Si nous pouvons nous réjouir de ces quelques bonnes nouvelles pour les écosystèmes de montagne, certains aspects fondamentaux manquent à l’appel :

  • La réduction des nuisances sonores (mesure 9) est cantonnée aux milieux marins, alors que bon nombre de milieux terrestres sont également concernés par cette pollution, à l’image des abords de grands cols routiers ;
  • Le problème de la sur-fréquentation de certains espaces naturels n’est considéré qu’à travers le prisme des « Grands Sites de France », oubliant que nombre d’espaces ne sont pas concernés par cette modalité de protection.

... Mais de grosse lacunes pour une mise en oeuvre efficace de la SNB

Sur le fond, cette stratégie est plus précise, plus cohérente et mieux organisée que les précédentes. Cependant, son caractère opérationnel est fortement questionnable du fait de deux écueils fondamentaux que le gouvernement n’a pas voulu prendre en compte :

L’OPPOSABILITÉ DE LA STRATÉGIE
Contrairement à d’autres stratégies nationales, la SNB 2030 n’est pas assortie d’un système de redevabilité qu’aurait permis sa publication par décret. N’étant pas opposable, c’est pour l’heure une « feuille de route » ou une déclaration d’intentions, les ministères et établissements concernés par sa mise en œuvre n’étant assujettis ni à un « rapportage » ni à l’ajustement des actions qui seraient en souffrance. En cela le gouvernement n’a pas tiré le bilan des deux stratégies précédentes, qui se sont enlisées faute de portage politique et ministériel dès que quelques remaniements ou changement de gouvernement sont passés par là (réduisant le document à tout autre chose qu’une stratégie nationale, au mieux un référentiel pour l’action et au pire un document de communication non suivi d’effets).

LA QUESTION DES MOYENS
Le gouvernement - même s’il a concédé un effort budgétaire pour 2024 de 264 M€ - ne s’est pas engagé à programmer une montée en puissance des moyens accordés à cette stratégie et à ses enjeux, alors même qu’un rapport de l’Inspection Générale des Finances et de celle de l’Environnement (IGF-IGEDD) estime à 600 M€ minimum les besoins annuels pour une mise en œuvre efficace. De plus, le gouvernement ne s’est nullement engagé dans la résorption ou la réorientation des subventions publiques néfastes pour la biodiversité, estimées à plus de 10 Mds€ par an selon le même rapport IGF-IGEDD. Outre que cette indécision manque à un des objectifs majeurs de la dernière COP biodiversité, elle est surtout l’expression d’une schizophrénie qui perdure : malgré les avancées scientifiques qui documentent de mieux en mieux l’urgence à agir contre l’effondrement de la biodiversité, en complément aux politiques d’atténuation et d’adaptation aux dérèglements climatiques, l’État est incapable de choisir, de porter et d’assumer les réorientations nécessaires des politiques qui nuisent à la biodiversité (et le plus souvent en même temps au climat).
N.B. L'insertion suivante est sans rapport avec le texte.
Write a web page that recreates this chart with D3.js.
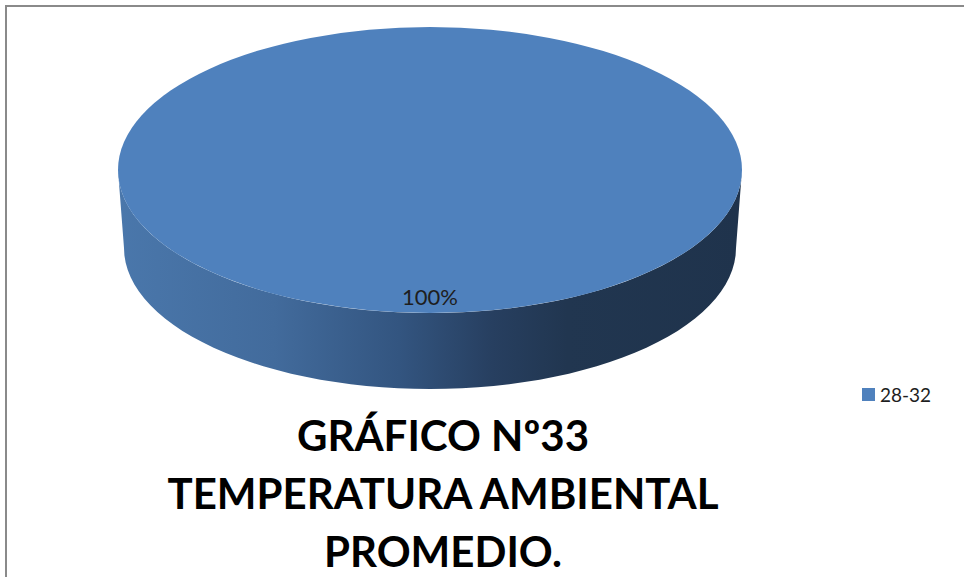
<!DOCTYPE HTML>
<html>
	<head>
		<meta charset="UTF-8">
		<title>Temperatura ambiental promedio</title>
		<script src="https://d3js.org/d3.v7.min.js"></script>
		<style>
			body { margin: 0; background: white; }
		</style>
	</head>
	<body>
		<svg id="svg" width="964" height="577"></svg>
	</body>
</html>
<script type="text/javascript">

// data
var categories = ["28-32"]
var values = [100]
var titleLines = ["GRÁFICO Nº33", "TEMPERATURA AMBIENTAL", "PROMEDIO."]

var colors = ["#4f81bd"]

var svg = d3.select("svg")

// frame of the chart area (only left and top edges are visible)
svg.append("rect")
	.attr("x", 6)
	.attr("y", 6)
	.attr("width", 1000)
	.attr("height", 1000)
	.style("fill", "white")
	.style("stroke", "#8a8a8a")
	.style("stroke-width", 2)

// 3d pie geometry
var cx = 430, cy = 170, rx = 312, ry = 143
var depth = 78, rx2 = 306, ry2 = 141

var pie = d3.pie().sort(null)
var slices = pie(values)
var total = d3.sum(values)

var arc = d3.arc().innerRadius(0).outerRadius(rx)
var labelArc = d3.arc().innerRadius(rx * 0.89).outerRadius(rx * 0.89)

// side gradient
var defs = svg.append("defs")
var grad = defs.append("linearGradient")
	.attr("id", "side")
	.attr("gradientUnits", "userSpaceOnUse")
	.attr("x1", cx - rx).attr("x2", cx + rx)
	.attr("y1", 0).attr("y2", 0)
var stops = [[0, "#4a77ab"], [0.25, "#426b9c"], [0.45, "#335580"], [0.6, "#273f60"], [0.72, "#213650"], [1, "#1f334c"]]
grad.selectAll("stop")
	.data(stops)
	.enter().append("stop")
	.attr("offset", function (d) { return d[0] })
	.attr("stop-color", function (d) { return d[1] })

// visible front wall of each slice
function sidePath(d) {
	var a0 = Math.max(d.startAngle, Math.PI / 2)
	var a1 = Math.min(d.endAngle, Math.PI * 1.5)
	if (a1 <= a0) return null
	var angles = d3.range(0, 61).map(function (i) { return a0 + (a1 - a0) * i / 60 })
	var top = angles.map(function (a) { return [cx + rx * Math.sin(a), cy - ry * Math.cos(a)] })
	var bottom = angles.slice().reverse().map(function (a) { return [cx + rx2 * Math.sin(a), cy + depth - ry2 * Math.cos(a)] })
	return d3.line()(top.concat(bottom)) + "Z"
}

svg.selectAll("path.side")
	.data(slices)
	.enter().append("path")
	.attr("class", "side")
	.attr("d", sidePath)
	.style("fill", "url(#side)")

var topG = svg.append("g")
	.attr("transform", "translate(" + cx + "," + cy + ") scale(1," + (ry / rx) + ")")

topG.selectAll("path")
	.data(slices)
	.enter().append("path")
	.attr("d", arc)
	.style("fill", function (d, i) { return colors[i] })

svg.selectAll("text.pct")
	.data(slices)
	.enter().append("text")
	.attr("class", "pct")
	.attr("x", function (d) { return cx + labelArc.centroid(d)[0] })
	.attr("y", function (d) { return cy + labelArc.centroid(d)[1] * ry / rx })
	.attr("text-anchor", "middle")
	.attr("dy", "0.35em")
	.text(function (d) { return Math.round(d.value / total * 100) + "%" })
	.style("fill", "#1e1e1e")
	.style("font-family", "Lato")
	.style("font-size", "22px")

// legend
var legend = svg.selectAll("g.legend")
	.data(categories)
	.enter().append("g")
	.attr("class", "legend")
	.attr("transform", function (d, i) { return "translate(862," + (388 + i * 24) + ")" })

legend.append("rect")
	.attr("width", 13)
	.attr("height", 13)
	.style("fill", function (d, i) { return colors[i] })

legend.append("text")
	.attr("x", 18)
	.attr("y", 14)
	.text(function (d) { return d })
	.style("fill", "#1e1e1e")
	.style("font-family", "Lato")
	.style("font-size", "19px")

// title below the pie
svg.selectAll("text.title")
	.data(titleLines)
	.enter().append("text")
	.attr("class", "title")
	.attr("x", 443)
	.attr("y", function (d, i) { return 451 + i * 58 })
	.attr("text-anchor", "middle")
	.text(function (d) { return d })
	.style("fill", "black")
	.style("font-family", "Lato")
	.style("font-weight", "bold")
	.style("font-size", "42px")

</script>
Ainsi, cette nouvelle stratégie constitue un pas en avant dans la prise en compte des enjeux de biodiversité. Mais sa mise en œuvre dépendra beaucoup de l’engagement des associations, des collectivités et des acteurs professionnels. On y est habitués, mais le temps presse et nous n’abandonnons pas l’objectif que la stratégie devienne plus opérationnelle par son inscription dans le droit.